§ EXERCISE BRIEF
All lines in the data bearing the string "this" should be identified and copied.

———

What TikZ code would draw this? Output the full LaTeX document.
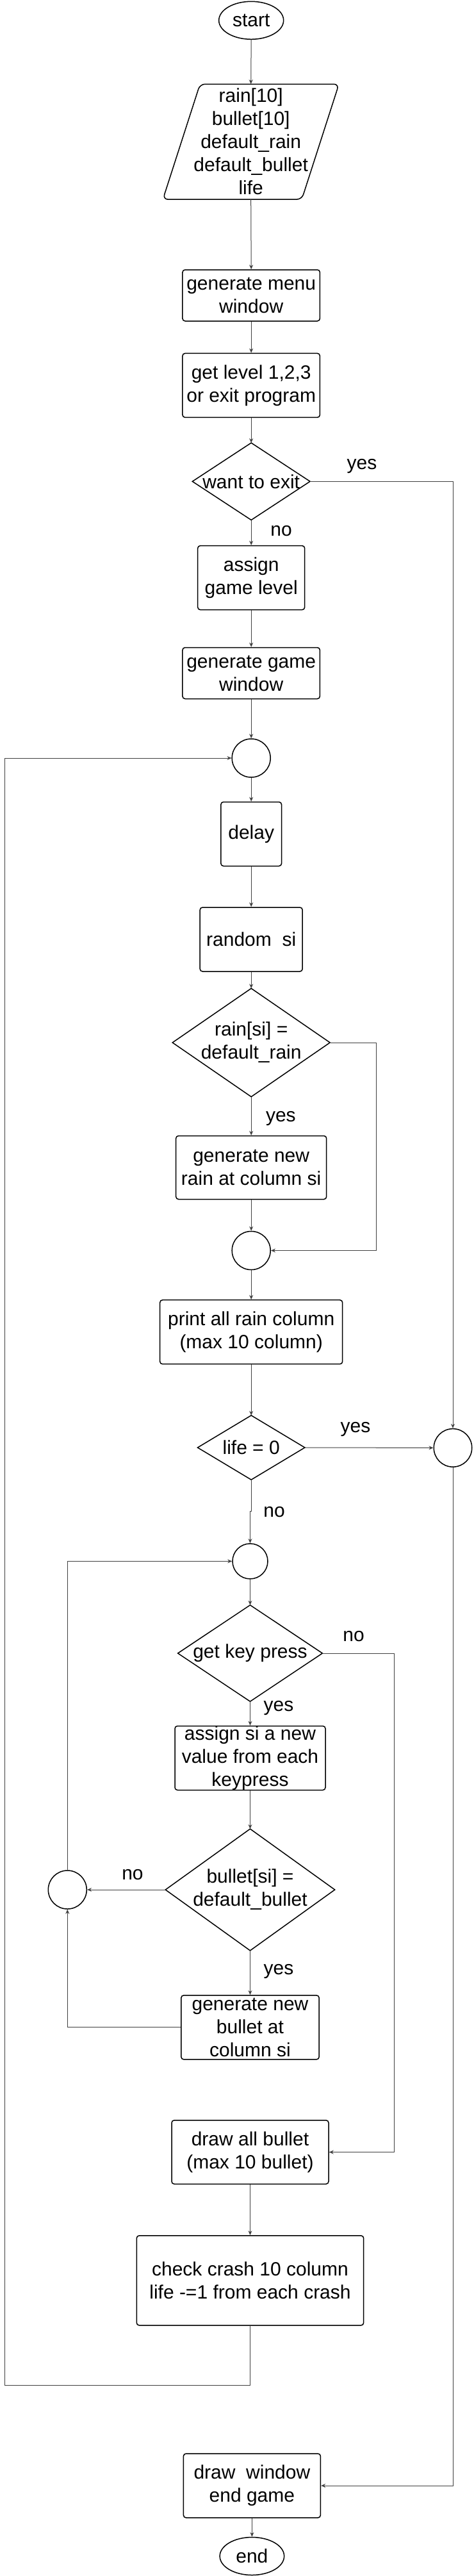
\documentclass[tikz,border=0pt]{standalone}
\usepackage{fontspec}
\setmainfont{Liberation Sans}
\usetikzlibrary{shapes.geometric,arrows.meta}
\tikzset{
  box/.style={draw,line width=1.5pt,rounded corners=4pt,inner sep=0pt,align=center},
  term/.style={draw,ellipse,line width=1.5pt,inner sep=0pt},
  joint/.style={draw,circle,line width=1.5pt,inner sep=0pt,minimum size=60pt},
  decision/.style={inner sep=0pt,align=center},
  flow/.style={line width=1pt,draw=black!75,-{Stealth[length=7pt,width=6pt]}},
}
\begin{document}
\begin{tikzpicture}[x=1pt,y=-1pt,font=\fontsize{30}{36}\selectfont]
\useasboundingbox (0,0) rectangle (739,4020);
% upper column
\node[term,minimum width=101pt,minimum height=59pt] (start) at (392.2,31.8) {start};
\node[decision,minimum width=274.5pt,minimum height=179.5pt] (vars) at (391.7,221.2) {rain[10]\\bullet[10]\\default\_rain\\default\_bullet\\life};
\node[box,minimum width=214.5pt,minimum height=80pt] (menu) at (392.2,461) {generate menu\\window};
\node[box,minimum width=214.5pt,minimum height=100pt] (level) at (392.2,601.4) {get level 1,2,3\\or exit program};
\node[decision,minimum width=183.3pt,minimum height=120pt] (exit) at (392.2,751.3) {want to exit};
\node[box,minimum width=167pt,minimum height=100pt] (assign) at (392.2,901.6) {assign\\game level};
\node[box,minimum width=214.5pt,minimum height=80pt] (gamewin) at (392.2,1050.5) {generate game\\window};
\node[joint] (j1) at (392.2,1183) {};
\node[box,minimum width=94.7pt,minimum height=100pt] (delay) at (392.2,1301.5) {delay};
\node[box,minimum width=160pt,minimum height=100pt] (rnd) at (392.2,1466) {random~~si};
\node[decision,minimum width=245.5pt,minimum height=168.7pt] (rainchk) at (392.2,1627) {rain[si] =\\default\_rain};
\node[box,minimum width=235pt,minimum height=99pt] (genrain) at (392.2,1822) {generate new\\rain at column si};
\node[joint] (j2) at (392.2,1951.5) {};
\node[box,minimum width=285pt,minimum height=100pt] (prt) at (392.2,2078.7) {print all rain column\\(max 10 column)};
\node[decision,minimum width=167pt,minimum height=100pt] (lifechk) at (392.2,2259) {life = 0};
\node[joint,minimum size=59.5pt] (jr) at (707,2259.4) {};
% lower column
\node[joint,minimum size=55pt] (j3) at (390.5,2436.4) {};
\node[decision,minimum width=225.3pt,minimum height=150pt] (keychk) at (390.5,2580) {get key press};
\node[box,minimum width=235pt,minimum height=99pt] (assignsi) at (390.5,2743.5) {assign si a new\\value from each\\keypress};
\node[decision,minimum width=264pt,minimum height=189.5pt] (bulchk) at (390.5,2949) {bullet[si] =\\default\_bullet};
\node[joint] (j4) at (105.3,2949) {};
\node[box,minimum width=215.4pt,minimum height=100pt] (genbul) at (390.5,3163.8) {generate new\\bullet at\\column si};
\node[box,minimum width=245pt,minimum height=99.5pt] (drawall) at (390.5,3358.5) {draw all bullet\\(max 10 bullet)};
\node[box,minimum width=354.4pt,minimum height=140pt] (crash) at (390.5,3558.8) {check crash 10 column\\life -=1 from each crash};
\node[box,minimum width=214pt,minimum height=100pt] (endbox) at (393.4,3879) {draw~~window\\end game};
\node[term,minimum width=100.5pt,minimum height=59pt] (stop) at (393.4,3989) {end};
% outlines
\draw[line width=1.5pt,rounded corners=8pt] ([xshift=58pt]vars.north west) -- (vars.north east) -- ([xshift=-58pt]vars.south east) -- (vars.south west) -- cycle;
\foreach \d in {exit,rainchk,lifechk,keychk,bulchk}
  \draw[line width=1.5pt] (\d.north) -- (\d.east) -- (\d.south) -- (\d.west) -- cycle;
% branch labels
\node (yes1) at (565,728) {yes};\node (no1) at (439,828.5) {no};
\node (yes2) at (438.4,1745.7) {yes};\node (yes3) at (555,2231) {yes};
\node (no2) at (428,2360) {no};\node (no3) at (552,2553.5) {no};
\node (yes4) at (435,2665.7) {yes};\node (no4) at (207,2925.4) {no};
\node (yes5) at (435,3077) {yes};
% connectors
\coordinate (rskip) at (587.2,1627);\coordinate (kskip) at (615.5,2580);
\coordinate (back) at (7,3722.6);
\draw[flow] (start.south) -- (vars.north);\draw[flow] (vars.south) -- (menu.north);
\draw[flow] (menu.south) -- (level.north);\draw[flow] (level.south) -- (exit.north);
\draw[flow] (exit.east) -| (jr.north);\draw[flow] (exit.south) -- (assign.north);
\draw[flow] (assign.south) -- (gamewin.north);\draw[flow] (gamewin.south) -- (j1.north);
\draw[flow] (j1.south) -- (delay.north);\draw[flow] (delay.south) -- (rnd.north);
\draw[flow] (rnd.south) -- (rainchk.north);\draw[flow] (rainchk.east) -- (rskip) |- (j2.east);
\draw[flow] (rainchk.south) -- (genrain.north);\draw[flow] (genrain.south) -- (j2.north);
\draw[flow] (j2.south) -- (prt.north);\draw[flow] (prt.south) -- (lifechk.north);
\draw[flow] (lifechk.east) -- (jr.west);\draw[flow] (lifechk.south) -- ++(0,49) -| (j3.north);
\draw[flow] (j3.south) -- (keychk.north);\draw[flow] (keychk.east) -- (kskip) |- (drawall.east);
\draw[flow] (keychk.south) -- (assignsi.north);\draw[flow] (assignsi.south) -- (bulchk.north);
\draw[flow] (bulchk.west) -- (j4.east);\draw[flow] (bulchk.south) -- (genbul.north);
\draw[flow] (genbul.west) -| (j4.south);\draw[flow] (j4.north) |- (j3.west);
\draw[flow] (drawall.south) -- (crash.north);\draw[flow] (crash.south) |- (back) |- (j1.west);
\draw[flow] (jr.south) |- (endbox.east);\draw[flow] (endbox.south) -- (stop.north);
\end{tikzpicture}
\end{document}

———

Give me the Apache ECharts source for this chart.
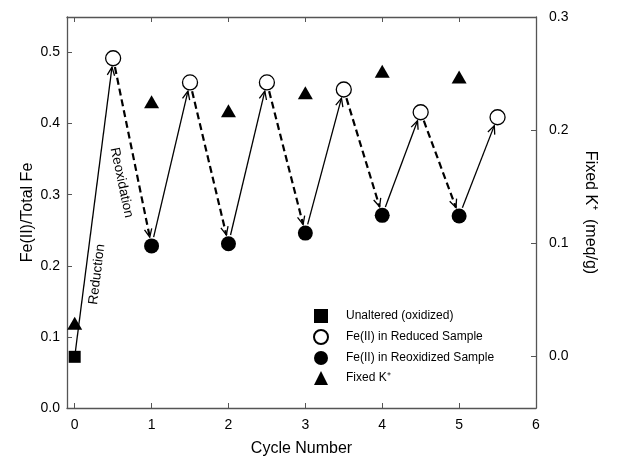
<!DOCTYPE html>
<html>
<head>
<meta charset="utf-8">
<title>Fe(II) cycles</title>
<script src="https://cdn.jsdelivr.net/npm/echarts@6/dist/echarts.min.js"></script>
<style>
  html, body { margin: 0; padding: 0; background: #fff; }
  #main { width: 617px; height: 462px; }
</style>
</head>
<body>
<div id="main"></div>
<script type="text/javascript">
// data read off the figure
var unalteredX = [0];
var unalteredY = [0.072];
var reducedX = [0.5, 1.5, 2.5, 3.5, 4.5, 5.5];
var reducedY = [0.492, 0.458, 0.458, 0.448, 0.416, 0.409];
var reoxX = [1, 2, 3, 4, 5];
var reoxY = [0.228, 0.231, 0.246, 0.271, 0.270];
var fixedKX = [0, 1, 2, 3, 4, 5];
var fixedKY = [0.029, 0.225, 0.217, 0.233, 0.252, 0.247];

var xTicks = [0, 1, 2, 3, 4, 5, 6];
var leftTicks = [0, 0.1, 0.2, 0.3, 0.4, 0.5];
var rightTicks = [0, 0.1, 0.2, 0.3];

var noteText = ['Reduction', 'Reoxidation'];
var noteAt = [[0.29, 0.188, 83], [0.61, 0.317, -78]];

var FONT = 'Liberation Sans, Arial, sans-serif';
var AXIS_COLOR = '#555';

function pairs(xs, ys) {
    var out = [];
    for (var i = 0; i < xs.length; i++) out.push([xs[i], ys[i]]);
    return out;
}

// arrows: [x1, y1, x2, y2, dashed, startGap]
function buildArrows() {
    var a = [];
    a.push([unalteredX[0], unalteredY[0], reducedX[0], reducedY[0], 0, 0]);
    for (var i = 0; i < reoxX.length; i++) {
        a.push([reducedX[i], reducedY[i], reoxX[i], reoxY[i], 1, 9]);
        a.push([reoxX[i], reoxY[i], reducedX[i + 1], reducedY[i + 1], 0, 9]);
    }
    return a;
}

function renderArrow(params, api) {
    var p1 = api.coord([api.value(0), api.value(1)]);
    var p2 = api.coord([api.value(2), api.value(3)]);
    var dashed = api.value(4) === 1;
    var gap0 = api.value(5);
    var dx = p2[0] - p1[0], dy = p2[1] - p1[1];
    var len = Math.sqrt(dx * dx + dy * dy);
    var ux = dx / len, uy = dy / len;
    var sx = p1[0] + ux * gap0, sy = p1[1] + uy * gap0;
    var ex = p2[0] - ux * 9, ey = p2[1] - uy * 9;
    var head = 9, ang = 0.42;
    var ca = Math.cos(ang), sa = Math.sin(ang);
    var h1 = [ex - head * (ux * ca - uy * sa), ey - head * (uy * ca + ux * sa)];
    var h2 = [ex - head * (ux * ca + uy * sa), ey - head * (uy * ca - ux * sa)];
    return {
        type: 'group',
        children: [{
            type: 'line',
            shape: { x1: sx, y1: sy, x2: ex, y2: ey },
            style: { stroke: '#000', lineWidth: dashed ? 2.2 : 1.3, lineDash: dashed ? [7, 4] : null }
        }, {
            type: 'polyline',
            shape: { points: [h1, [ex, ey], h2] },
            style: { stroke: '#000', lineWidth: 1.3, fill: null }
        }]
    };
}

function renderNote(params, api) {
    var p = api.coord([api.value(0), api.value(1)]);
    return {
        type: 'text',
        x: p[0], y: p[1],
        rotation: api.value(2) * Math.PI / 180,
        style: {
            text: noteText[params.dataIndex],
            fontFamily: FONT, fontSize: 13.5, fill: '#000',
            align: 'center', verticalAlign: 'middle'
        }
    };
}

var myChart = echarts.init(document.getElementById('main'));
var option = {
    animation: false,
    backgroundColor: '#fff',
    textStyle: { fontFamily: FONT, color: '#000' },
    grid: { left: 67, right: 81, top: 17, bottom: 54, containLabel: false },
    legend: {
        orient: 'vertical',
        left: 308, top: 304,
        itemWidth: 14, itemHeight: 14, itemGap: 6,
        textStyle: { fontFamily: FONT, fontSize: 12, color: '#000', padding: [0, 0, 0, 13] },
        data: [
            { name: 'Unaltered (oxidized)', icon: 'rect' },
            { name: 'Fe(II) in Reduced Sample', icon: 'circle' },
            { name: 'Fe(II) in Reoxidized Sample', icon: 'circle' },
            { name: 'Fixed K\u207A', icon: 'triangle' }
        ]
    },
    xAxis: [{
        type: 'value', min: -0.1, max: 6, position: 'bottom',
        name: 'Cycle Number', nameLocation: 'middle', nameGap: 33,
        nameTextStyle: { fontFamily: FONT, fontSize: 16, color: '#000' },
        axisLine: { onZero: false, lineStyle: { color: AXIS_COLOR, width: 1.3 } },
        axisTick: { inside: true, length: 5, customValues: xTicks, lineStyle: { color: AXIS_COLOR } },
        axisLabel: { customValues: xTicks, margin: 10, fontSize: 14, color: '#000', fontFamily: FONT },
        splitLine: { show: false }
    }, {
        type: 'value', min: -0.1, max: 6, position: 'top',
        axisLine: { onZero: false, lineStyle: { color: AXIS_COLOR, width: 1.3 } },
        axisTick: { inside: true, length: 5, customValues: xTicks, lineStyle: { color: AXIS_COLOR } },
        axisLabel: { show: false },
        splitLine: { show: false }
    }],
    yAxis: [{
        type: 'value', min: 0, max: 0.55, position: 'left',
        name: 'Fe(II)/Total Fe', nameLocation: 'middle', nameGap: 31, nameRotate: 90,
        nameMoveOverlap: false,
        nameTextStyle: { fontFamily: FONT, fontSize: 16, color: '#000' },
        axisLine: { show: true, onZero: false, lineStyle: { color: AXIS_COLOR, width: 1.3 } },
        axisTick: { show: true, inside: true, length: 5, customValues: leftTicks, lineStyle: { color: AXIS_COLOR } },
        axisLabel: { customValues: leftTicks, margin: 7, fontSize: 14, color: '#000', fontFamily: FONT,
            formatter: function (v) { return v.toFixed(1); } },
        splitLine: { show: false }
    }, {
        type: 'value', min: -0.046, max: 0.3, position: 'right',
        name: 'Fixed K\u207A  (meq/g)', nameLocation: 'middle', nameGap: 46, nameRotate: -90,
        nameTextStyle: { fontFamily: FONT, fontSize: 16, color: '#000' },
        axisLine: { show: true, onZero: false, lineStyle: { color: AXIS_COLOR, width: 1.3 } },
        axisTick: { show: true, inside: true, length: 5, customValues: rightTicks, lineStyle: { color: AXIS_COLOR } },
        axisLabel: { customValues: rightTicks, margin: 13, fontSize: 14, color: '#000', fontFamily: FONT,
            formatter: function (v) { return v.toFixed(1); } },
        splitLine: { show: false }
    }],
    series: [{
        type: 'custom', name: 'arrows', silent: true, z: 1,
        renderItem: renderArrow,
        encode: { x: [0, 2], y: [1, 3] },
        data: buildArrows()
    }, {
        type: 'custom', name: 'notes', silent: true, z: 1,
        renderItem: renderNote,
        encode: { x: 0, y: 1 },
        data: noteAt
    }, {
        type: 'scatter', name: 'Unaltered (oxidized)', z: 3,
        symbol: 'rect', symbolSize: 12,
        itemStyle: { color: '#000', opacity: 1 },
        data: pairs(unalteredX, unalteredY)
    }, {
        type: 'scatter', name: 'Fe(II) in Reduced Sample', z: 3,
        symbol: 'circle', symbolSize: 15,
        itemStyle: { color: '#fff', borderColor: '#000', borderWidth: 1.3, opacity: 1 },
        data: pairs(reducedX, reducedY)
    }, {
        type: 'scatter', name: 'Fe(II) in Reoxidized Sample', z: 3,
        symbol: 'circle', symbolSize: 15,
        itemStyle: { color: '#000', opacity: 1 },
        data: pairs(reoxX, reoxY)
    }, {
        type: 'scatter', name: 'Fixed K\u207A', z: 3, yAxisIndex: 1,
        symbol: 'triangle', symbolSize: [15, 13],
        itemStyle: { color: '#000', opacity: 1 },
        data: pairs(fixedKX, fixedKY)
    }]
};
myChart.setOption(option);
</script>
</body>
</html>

———

§ TASK RESULT
What TikZ code would draw this? Output the full LaTeX document.
Give me the Apache ECharts source for this chart.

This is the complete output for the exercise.